For the entire month of May, the Palestinian Prisoners Club said that all the Palestinian prisoners have been denied the right to get family visits, where those in solitary confinement are permanently denied the right to get family visits.
The case of Abdullah Al Barghouti
The Ofar Military Court rejected on Saturday a petition submitted by Abdullah Ghaleb Al Barghouti, who lives in an isolation cell in Ashkelon Prison to get a short and silent visit of his newborn daughter.
The legal and human rights groups condemned the decision of the military court branding the court's decision as inhuman, which motivated the prisoners to go on a hunger strike in support of the prisoners in solitary confinement.

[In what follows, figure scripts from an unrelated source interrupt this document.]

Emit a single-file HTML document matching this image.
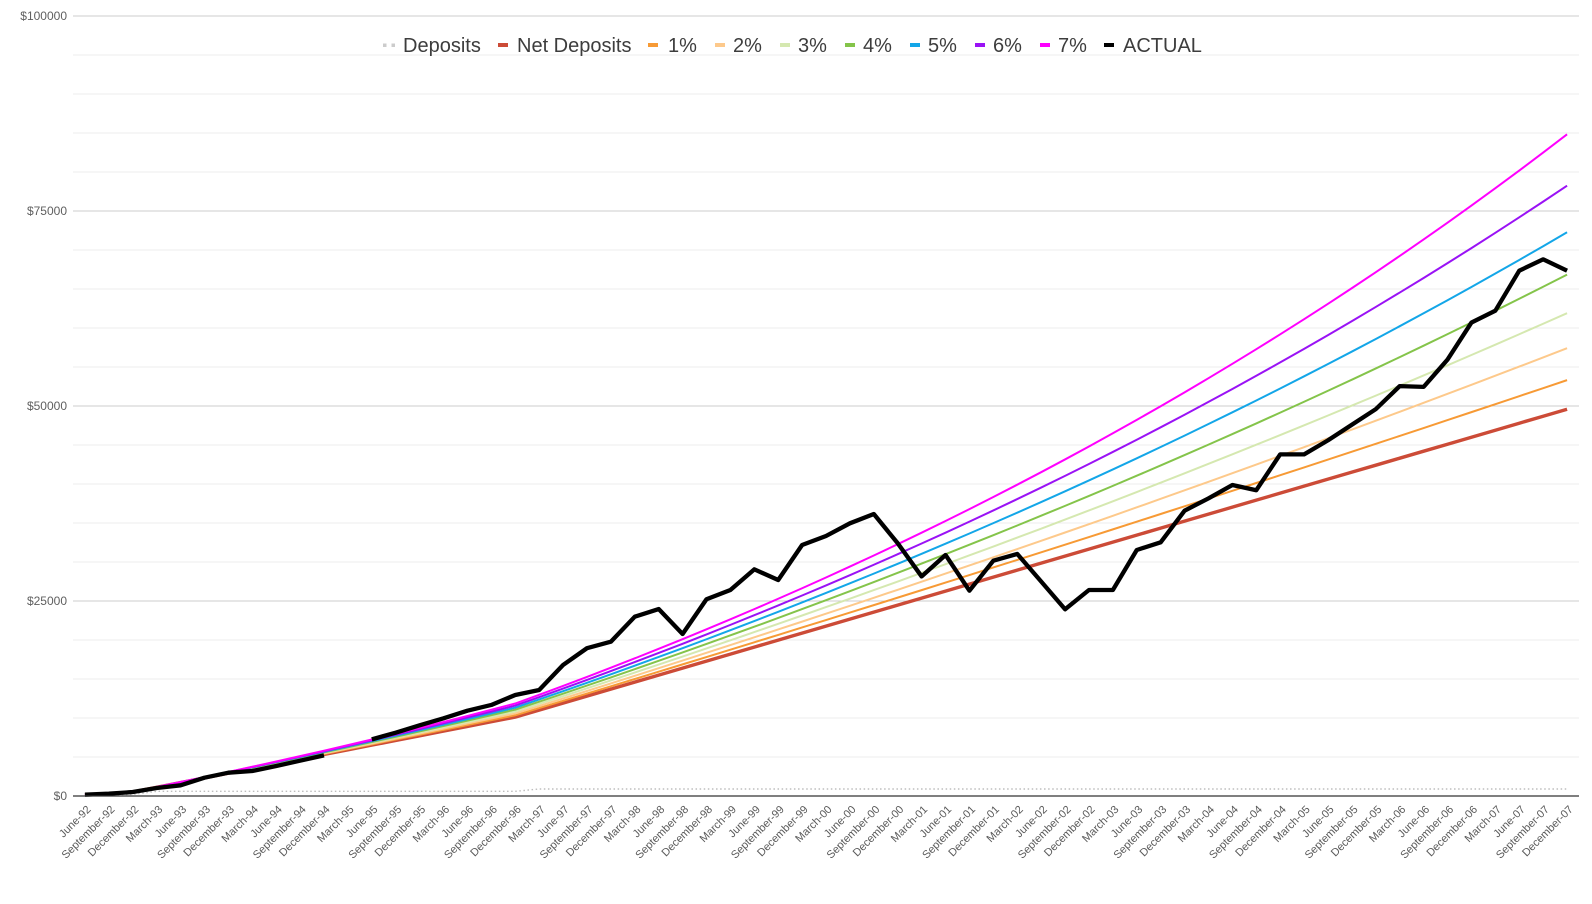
<!DOCTYPE html>
<html>
<head>
<meta charset="utf-8">
<style>
  html,body{margin:0;padding:0;background:#fff;}
  svg{display:block;}
  .yl{font-family:"Liberation Sans",Arial,sans-serif;font-size:12px;fill:#5f5f5f;text-anchor:end;}
  .xl{font-family:"Liberation Sans",Arial,sans-serif;font-size:11px;fill:#5a5a5a;text-anchor:end;}
  .lg{font-family:"Liberation Sans",Arial,sans-serif;font-size:20px;fill:#3d3d3d;}
</style>
</head>
<body>
<svg id="chart" width="1592" height="904" viewBox="0 0 1592 904" xmlns="http://www.w3.org/2000/svg">
  <rect width="1592" height="904" fill="#fff"/>
  <!-- minor gridlines -->
  <g stroke="#ececec" stroke-width="1">
    <line x1="73" x2="1579" y1="757" y2="757"/><line x1="73" x2="1579" y1="718" y2="718"/>
    <line x1="73" x2="1579" y1="679" y2="679"/><line x1="73" x2="1579" y1="640" y2="640"/>
    <line x1="73" x2="1579" y1="562" y2="562"/><line x1="73" x2="1579" y1="523" y2="523"/>
    <line x1="73" x2="1579" y1="484" y2="484"/><line x1="73" x2="1579" y1="445" y2="445"/>
    <line x1="73" x2="1579" y1="367" y2="367"/><line x1="73" x2="1579" y1="328" y2="328"/>
    <line x1="73" x2="1579" y1="289" y2="289"/><line x1="73" x2="1579" y1="250" y2="250"/>
    <line x1="73" x2="1579" y1="172" y2="172"/><line x1="73" x2="1579" y1="133" y2="133"/>
    <line x1="73" x2="1579" y1="94" y2="94"/><line x1="73" x2="1579" y1="55" y2="55"/>
  </g>
  <!-- major gridlines -->
  <g stroke="#cccccc" stroke-width="1">
    <line x1="73" x2="1579" y1="601" y2="601"/>
    <line x1="73" x2="1579" y1="406" y2="406"/>
    <line x1="73" x2="1579" y1="211" y2="211"/>
    <line x1="73" x2="1579" y1="16" y2="16"/>
  </g>
  <!-- y labels -->
  <text class="yl" x="67" y="20">$100000</text>
  <text class="yl" x="67" y="215">$75000</text>
  <text class="yl" x="67" y="410">$50000</text>
  <text class="yl" x="67" y="605">$25000</text>
  <text class="yl" x="67" y="800">$0</text>

  <!-- series -->
  <path id="sDep" fill="none" stroke="#bdbdbd" stroke-width="1.4" stroke-dasharray="1.5 2.6"/>
  <path id="sNet" fill="none" stroke="#cc4b37" stroke-width="3.4" stroke-linejoin="round"/>
  <path id="s1" fill="none" stroke="#f79a35" stroke-width="2"/>
  <path id="s2" fill="none" stroke="#fdc98b" stroke-width="2"/>
  <path id="s3" fill="none" stroke="#d5e8b0" stroke-width="2"/>
  <path id="s4" fill="none" stroke="#84c44a" stroke-width="2"/>
  <path id="s5" fill="none" stroke="#13a6e8" stroke-width="2"/>
  <path id="s6" fill="none" stroke="#9a12f5" stroke-width="2"/>
  <path id="s7" fill="none" stroke="#ff00ff" stroke-width="2"/>
  <path id="sAct" fill="none" stroke="#000" stroke-width="4.3" stroke-linejoin="round"/>

  <!-- baseline -->
  <line x1="73" x2="1579" y1="796" y2="796" stroke="#333" stroke-width="1.3"/>

  <!-- legend -->
  <rect x="383" y="43.5" width="3.5" height="3.5" fill="#cccccc"/>
  <rect x="391.5" y="43.5" width="3.5" height="3.5" fill="#cccccc"/>
  <text class="lg" x="403" y="52">Deposits</text>
  <rect x="498" y="43" width="10" height="4" fill="#cc4b37"/>
  <text class="lg" x="517" y="52">Net Deposits</text>
  <rect x="648" y="43" width="10" height="4" fill="#f79a35"/>
  <text class="lg" x="668" y="52">1%</text>
  <rect x="715" y="43" width="10" height="4" fill="#fdc98b"/>
  <text class="lg" x="733" y="52">2%</text>
  <rect x="780" y="43" width="10" height="4" fill="#d5e8b0"/>
  <text class="lg" x="798" y="52">3%</text>
  <rect x="845" y="43" width="10" height="4" fill="#84c44a"/>
  <text class="lg" x="863" y="52">4%</text>
  <rect x="910" y="43" width="10" height="4" fill="#13a6e8"/>
  <text class="lg" x="928" y="52">5%</text>
  <rect x="975" y="43" width="10" height="4" fill="#9a12f5"/>
  <text class="lg" x="993" y="52">6%</text>
  <rect x="1040" y="43" width="10" height="4" fill="#ff00ff"/>
  <text class="lg" x="1058" y="52">7%</text>
  <rect x="1104" y="43" width="10" height="4" fill="#000"/>
  <text class="lg" x="1123" y="52">ACTUAL</text>

  <!-- x labels -->
  <g class="xl">
    <text transform="translate(91.45,810) rotate(-45)">June-92</text>
    <text transform="translate(115.36,810) rotate(-45)">September-92</text>
    <text transform="translate(139.26,810) rotate(-45)">December-92</text>
    <text transform="translate(163.17,810) rotate(-45)">March-93</text>
    <text transform="translate(187.07,810) rotate(-45)">June-93</text>
    <text transform="translate(210.98,810) rotate(-45)">September-93</text>
    <text transform="translate(234.88,810) rotate(-45)">December-93</text>
    <text transform="translate(258.79,810) rotate(-45)">March-94</text>
    <text transform="translate(282.69,810) rotate(-45)">June-94</text>
    <text transform="translate(306.6,810) rotate(-45)">September-94</text>
    <text transform="translate(330.5,810) rotate(-45)">December-94</text>
    <text transform="translate(354.41,810) rotate(-45)">March-95</text>
    <text transform="translate(378.31,810) rotate(-45)">June-95</text>
    <text transform="translate(402.22,810) rotate(-45)">September-95</text>
    <text transform="translate(426.12,810) rotate(-45)">December-95</text>
    <text transform="translate(450.03,810) rotate(-45)">March-96</text>
    <text transform="translate(473.93,810) rotate(-45)">June-96</text>
    <text transform="translate(497.84,810) rotate(-45)">September-96</text>
    <text transform="translate(521.74,810) rotate(-45)">December-96</text>
    <text transform="translate(545.65,810) rotate(-45)">March-97</text>
    <text transform="translate(569.55,810) rotate(-45)">June-97</text>
    <text transform="translate(593.46,810) rotate(-45)">September-97</text>
    <text transform="translate(617.36,810) rotate(-45)">December-97</text>
    <text transform="translate(641.27,810) rotate(-45)">March-98</text>
    <text transform="translate(665.17,810) rotate(-45)">June-98</text>
    <text transform="translate(689.08,810) rotate(-45)">September-98</text>
    <text transform="translate(712.98,810) rotate(-45)">December-98</text>
    <text transform="translate(736.89,810) rotate(-45)">March-99</text>
    <text transform="translate(760.79,810) rotate(-45)">June-99</text>
    <text transform="translate(784.7,810) rotate(-45)">September-99</text>
    <text transform="translate(808.6,810) rotate(-45)">December-99</text>
    <text transform="translate(832.51,810) rotate(-45)">March-00</text>
    <text transform="translate(856.41,810) rotate(-45)">June-00</text>
    <text transform="translate(880.32,810) rotate(-45)">September-00</text>
    <text transform="translate(904.22,810) rotate(-45)">December-00</text>
    <text transform="translate(928.13,810) rotate(-45)">March-01</text>
    <text transform="translate(952.03,810) rotate(-45)">June-01</text>
    <text transform="translate(975.94,810) rotate(-45)">September-01</text>
    <text transform="translate(999.84,810) rotate(-45)">December-01</text>
    <text transform="translate(1023.75,810) rotate(-45)">March-02</text>
    <text transform="translate(1047.65,810) rotate(-45)">June-02</text>
    <text transform="translate(1071.56,810) rotate(-45)">September-02</text>
    <text transform="translate(1095.46,810) rotate(-45)">December-02</text>
    <text transform="translate(1119.37,810) rotate(-45)">March-03</text>
    <text transform="translate(1143.27,810) rotate(-45)">June-03</text>
    <text transform="translate(1167.18,810) rotate(-45)">September-03</text>
    <text transform="translate(1191.08,810) rotate(-45)">December-03</text>
    <text transform="translate(1214.99,810) rotate(-45)">March-04</text>
    <text transform="translate(1238.89,810) rotate(-45)">June-04</text>
    <text transform="translate(1262.8,810) rotate(-45)">September-04</text>
    <text transform="translate(1286.7,810) rotate(-45)">December-04</text>
    <text transform="translate(1310.61,810) rotate(-45)">March-05</text>
    <text transform="translate(1334.51,810) rotate(-45)">June-05</text>
    <text transform="translate(1358.42,810) rotate(-45)">September-05</text>
    <text transform="translate(1382.32,810) rotate(-45)">December-05</text>
    <text transform="translate(1406.23,810) rotate(-45)">March-06</text>
    <text transform="translate(1430.13,810) rotate(-45)">June-06</text>
    <text transform="translate(1454.04,810) rotate(-45)">September-06</text>
    <text transform="translate(1477.94,810) rotate(-45)">December-06</text>
    <text transform="translate(1501.85,810) rotate(-45)">March-07</text>
    <text transform="translate(1525.75,810) rotate(-45)">June-07</text>
    <text transform="translate(1549.66,810) rotate(-45)">September-07</text>
    <text transform="translate(1573.56,810) rotate(-45)">December-07</text>
  </g>
</svg>
<script>
(function(){
  var N=63;
  function X(i){return 84.95+i*23.905;}
  function Y(v){return 796-v*0.0078;}
  var dep=[];
  for(var i=0;i<N;i++){
    var d;
    if(i===0)d=170;else if(i===1)d=140;else if(i===2)d=210;
    else if(i<=18)d=600;else d=897;
    dep.push(d);
  }
  function pathFrom(vals){
    var d="",pen=false;
    for(var i=0;i<vals.length;i++){
      var v=vals[i];
      if(v===null){pen=false;continue;}
      d+=(pen?"L":"M")+X(i).toFixed(2)+" "+Y(v).toFixed(2)+" ";
      pen=true;
    }
    return d;
  }
  document.getElementById("sDep").setAttribute("d",pathFrom(dep));
  var net=[],s=0;
  for(var i=0;i<N;i++){s+=dep[i];net.push(s);}
  document.getElementById("sNet").setAttribute("d",pathFrom(net));
  for(var r=1;r<=7;r++){
    var g1=Math.pow(1+r/100,0.25), g2=1+r/400;
    var g=0.3*g1+0.7*g2,V=0,arr=[];
    for(var i=0;i<N;i++){V=(V+dep[i])*g;arr.push(V);}
    document.getElementById("s"+r).setAttribute("d",pathFrom(arr));
  }
  var act=[170,300,510,1030,1370,2350,2990,3200,3850,4530,5210,null,
    7260,8120,9060,9960,10940,11670,12950,13590,16790,18950,19780,22990,23970,20770,
    25220,26410,29060,27690,32180,33330,34960,36150,32400,28150,30900,26320,30170,
    31030,27500,23940,26410,26410,31540,32520,36580,38160,39870,39200,43800,43800,
    45600,47600,49600,52550,52450,55950,60700,62220,67350,68800,67346];
  document.getElementById("sAct").setAttribute("d",pathFrom(act));
})();
</script>
</body>
</html>
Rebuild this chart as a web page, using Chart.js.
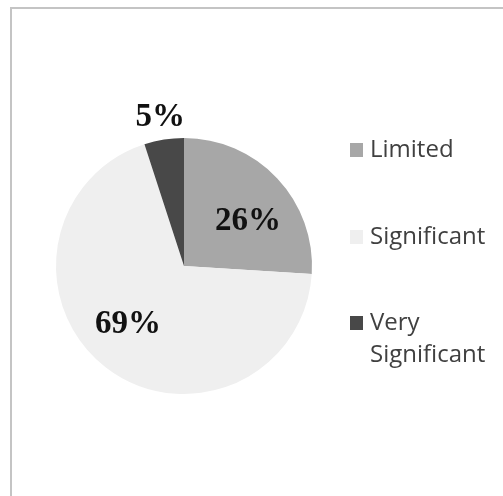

Al Barghouti received the on the same day the longest imprisonment in the Palestinian history (67 life time imprisonments) submitted the petition to the military court to get a chance to see his newly born baby Safa'a.
The Israeli military authorities have indicted Al Barghouti with 109 accusations, holding him responsible for the death of 66 Israelis and wounding more than 500 of them.
Al Barghouti born in Kuwait in 1972 managed to return to his hometown of Beit Rema near Ramallah was arrested by the Israeli authorities who sentenced him to hundreds of years in jail.
After the Ofar Military Court passed its verdict on Al Barghouti, his full concentration was focused on seeing his newly born baby and his lawyers submitted the petition to the court which claimed to have reviewed it but strongly rejected it.
The lawyers of Al Barghouti said that the court's rejection of the petition was baseless and that the nature of the petition was based on humanitarian grounds giving Al Barghouti a chance to have a look on his new born baby, vowing in the petition that the visit would be short and silent, but the court never put that into account.
The Palestinian Prisoners Club urged the international legal and human rights organizations to play an active role in pressing the Israeli authorities to give Al Barghouti a chance to have a look on his baby.